Throughout this year we have seen a rise of attacks using PDFs as a delivery or exploit mechanism. One of the things I feel is lacking is a way to identify or distinguish between a malicious PDF and known good PDF. Tools like Virus Total or Wepawet help solve part of the problem by providing areas where you can submit a binary and check it against virus scanners or other proven tools. The problems with these sites however are low detection rates and a lack of sharing of their results.
The sites themselves only provide feedback on individual items without showing how your PDF may be similar to a set of known bad PDFs based on differing characteristics. While the information is better then nothing at all, it still leaves much to be desired. I have began doing research on better ways to identify malicious PDFs or at least classify them as suspicious based on a collected dataset.
The goals of this project are pretty large and the intention is to provide a service similar to Virus Total or Wepawet with the key difference being that this site would focus strictly on PDF files and release all results for free. This means when you upload your PDF for analysis, not only do you get a report attempting to classify it as good or bad, but you would also get to see results from other scans that are similar to your file.
At the completion of this project I would like to have the following tools made for release:
- Web Application that outputs a generic PDF score based on structural and internal characteristics
- Releasing all collected results
- API that can be used to query files/information remotely
- Provide generic scoring of a file based on characteristics
- Tools to compile a dataset locally on your own servers (good, bad and random)
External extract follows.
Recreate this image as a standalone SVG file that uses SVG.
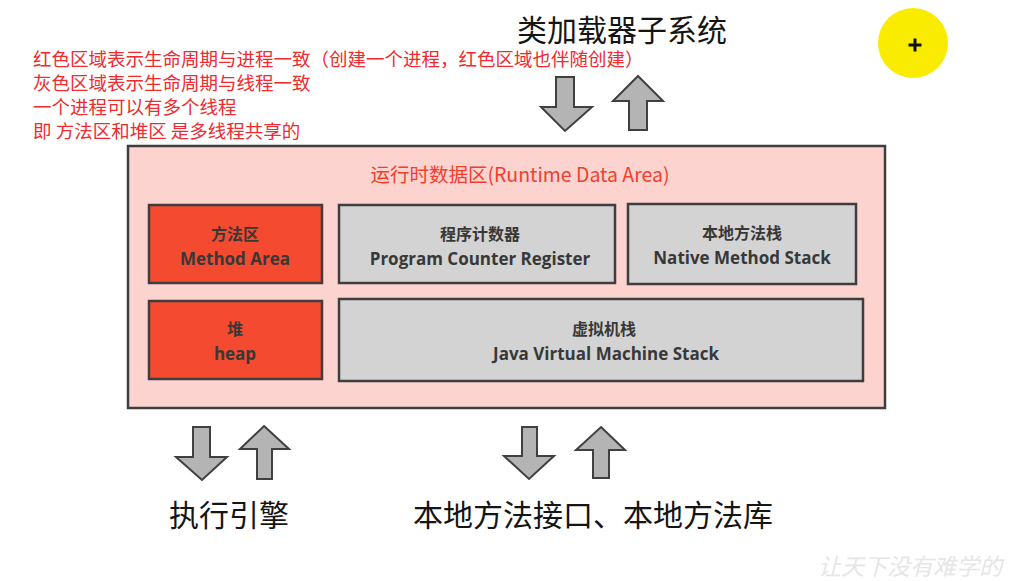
<svg xmlns="http://www.w3.org/2000/svg" width="1030" height="581" viewBox="0 0 1030 581">
<style>
.note{font-family:"Noto Sans CJK SC","Noto Sans",sans-serif;font-size:18.5px;fill:#ee2b2f}
.big{font-family:"Noto Sans CJK SC","Noto Sans",sans-serif;font-size:30px;fill:#151515}
.box{stroke:#3e3e3e;stroke-width:2.5}
.red{fill:#f44a30}
.gray{fill:#d3d3d3}
.zh{font-family:"Noto Sans CJK SC","Noto Sans",sans-serif;font-size:16px;font-weight:700;fill:#383838;text-anchor:middle}
.en{font-family:"Open Sans","Noto Sans","Noto Sans CJK SC",sans-serif;font-size:17px;font-weight:700;fill:#383838;text-anchor:middle}
.arrow{fill:#b4b4b4;stroke:#404040;stroke-width:2;stroke-linejoin:miter}
</style>
<rect width="1030" height="581" fill="#ffffff"/>
<g id="notes">
<text class="note" x="33" y="66">红色区域表示生命周期与进程一致（创建一个进程，红色区域也伴随创建）</text>
<text class="note" x="33" y="90">灰色区域表示生命周期与线程一致</text>
<text class="note" x="33" y="114">一个进程可以有多个线程</text>
<text class="note" x="33" y="138">即 方法区和堆区 是多线程共享的</text>
</g>
<g id="classloader">
<text class="big" x="517" y="41">类加载器子系统</text>
</g>
<g id="cursor">
<circle cx="913" cy="43" r="35" fill="#f9ec00"/>
<path d="M908.5 45 H921.5 M915 38.5 V51.5" stroke="#111" stroke-width="3"/>
</g>
<g id="runtime-data-area">
<rect x="128" y="146" width="757" height="262" fill="#fdd3d0" class="box"/>
<text x="520" y="182" text-anchor="middle" font-family="Noto Sans CJK SC,Noto Sans,sans-serif" font-size="19.5" fill="#f23f2c">运行时数据区(Runtime Data Area)</text>
</g>
<g id="method-area">
<rect x="149" y="205" width="173" height="78" class="box red"/>
<text class="zh" x="235" y="240">方法区</text>
<text class="en" x="235" y="265">Method Area</text>
</g>
<g id="program-counter">
<rect x="339" y="205" width="276" height="78" class="box gray"/>
<text class="zh" x="480" y="240">程序计数器</text>
<text class="en" x="480" y="265">Program Counter Register</text>
</g>
<g id="native-method-stack">
<rect x="628" y="204" width="228" height="80" class="box gray"/>
<text class="zh" x="742" y="239">本地方法栈</text>
<text class="en" x="742" y="264">Native Method Stack</text>
</g>
<g id="heap">
<rect x="149" y="301" width="173" height="78" class="box red"/>
<text class="zh" x="235" y="335">堆</text>
<text class="en" x="235" y="360">heap</text>
</g>
<g id="jvm-stack">
<rect x="339" y="299" width="524" height="82" class="box gray"/>
<text class="zh" x="604" y="335">虚拟机栈</text>
<text class="en" x="606" y="360">Java Virtual Machine Stack</text>
</g>
<g id="connectors">
<path class="arrow" d="M556 77 H574 V107 H592 L565 131 L541 107 H556 Z"/>
<path class="arrow" d="M638 76 L663 101 H647 V130 H629 V101 H613 Z"/>
<path class="arrow" d="M193 427 H210 V457 H227 L202 480 L176 457 H193 Z"/>
<path class="arrow" d="M264 426 L289 449 H272 V479 H257 V449 H240 Z"/>
<path class="arrow" d="M522 427 H537 V456 H554 L529 479 L504 456 H522 Z"/>
<path class="arrow" d="M601 427 L625 450 H609 V478 H593 V450 H576 Z"/>
</g>
<g id="execution-engine">
<text class="big" x="169" y="526">执行引擎</text>
</g>
<g id="native-interface">
<text class="big" x="413" y="526">本地方法接口、本地方法库</text>
</g>
<text x="818" y="575" font-family="Noto Sans CJK SC,sans-serif" font-size="23" font-style="italic" fill="#e6e6e6">让天下没有难学的</text>
</svg>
- Command lines tools to run locally on a system that performs the same functionality as the web application
- Python class that can be used to analyze structure and internals of a PDF
As I go through my research and findings I will release the work openly and freely distributable. I plan on using work from others who have already put a lot of effort into this area (Rodrigo Montoro and Didier Stevens) to help bootstrap the project and get sample results pushed rather quickly. Any modifications made to their tools or research will be cited and released along with my own.